Ao contrário do primeiro jogo, que fazia distinções mais claras entre a história que transcorria em cutscenes e ação em cada mapa, Hitman 2 integra mais sua trama com a parte na qual você tem o controle em mãos.
O resultado é uma história muito mais satisfatória do que a do primeiro game, especialmente por entregar conclusão de alguns arcos narrativos ao jogador, ainda que sejam conclusões muito rasas, e que pavimentam o caminho para mais uma continuação do que qualquer outra coisa.
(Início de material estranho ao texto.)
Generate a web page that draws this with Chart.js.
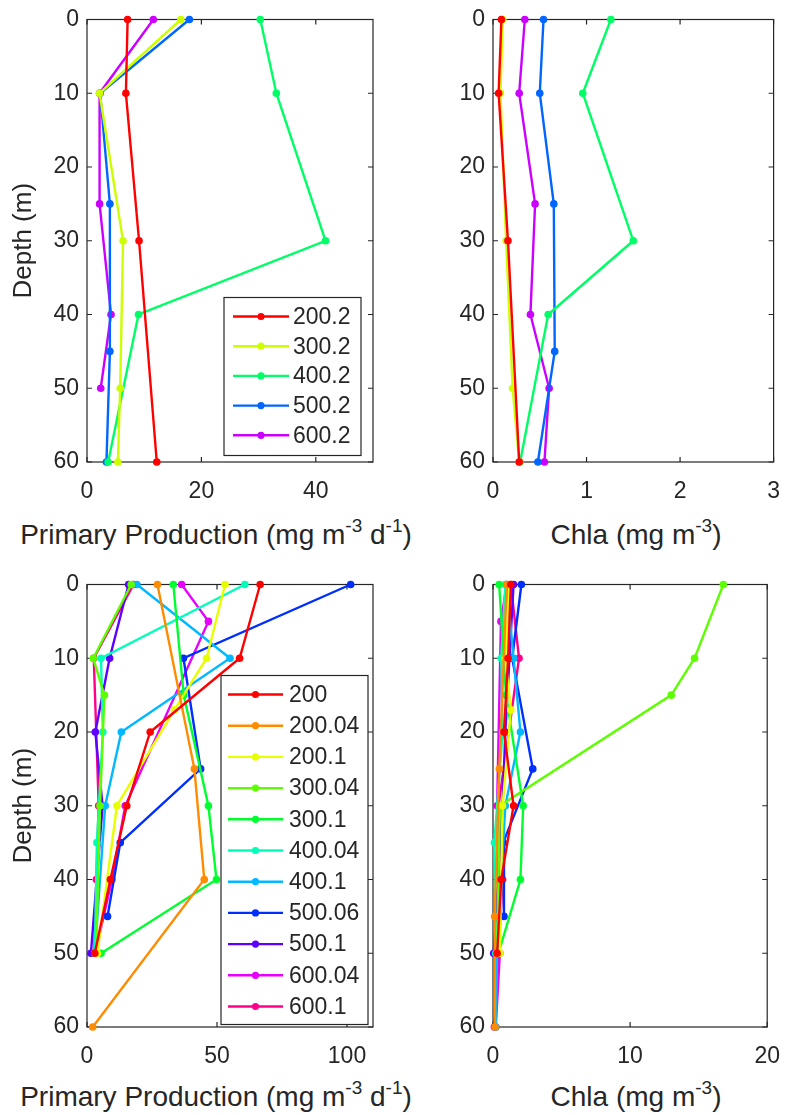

A grande estrela de Hitman 2, assim como o primeiro game, continuará a ser o modo multiplayer e seus inúmeros contratos, incluindo os sempre divertidos Alvos Elusivos, que aparecem no jogo por um período limitado, com uma missão limitada a uma única tentativa - se você não cumprí-la, não tem a chance de fazê-la de novo.
Só os Contratos já garantem uma bela variação a Hitman 2, favorecendo a descoberta de mais e mais possibilidades dentro dos mapas propostos. Entretanto, o jogo oferece ainda mais dois modos multiplayer, que, embora não tenham a mesma profundidade, trazem novas experiências: o Ghost Mode, um modo competitivo em que duas pessoas buscam a eliminação mais rápida e "limpa" (sem matar inocentes, por exemplo); e o Sniper Assassin, um modo cooperativo em que dois jogadores eliminam alvos à distância.
Mais robusto, Hitman 2 é exatamente o primeiro game desta nova fase do Agente 47, mas desta vez vendida com a embalagem correta: como um jogo completo, sem as falsas impressões de seu antigo modelo episódico. Não à toa, há edições do game que incluem até mesmo os mapas e a história do primeiro Hitman. É uma segunda chance para um jogo que, sem sombra de dúvidas, a merece.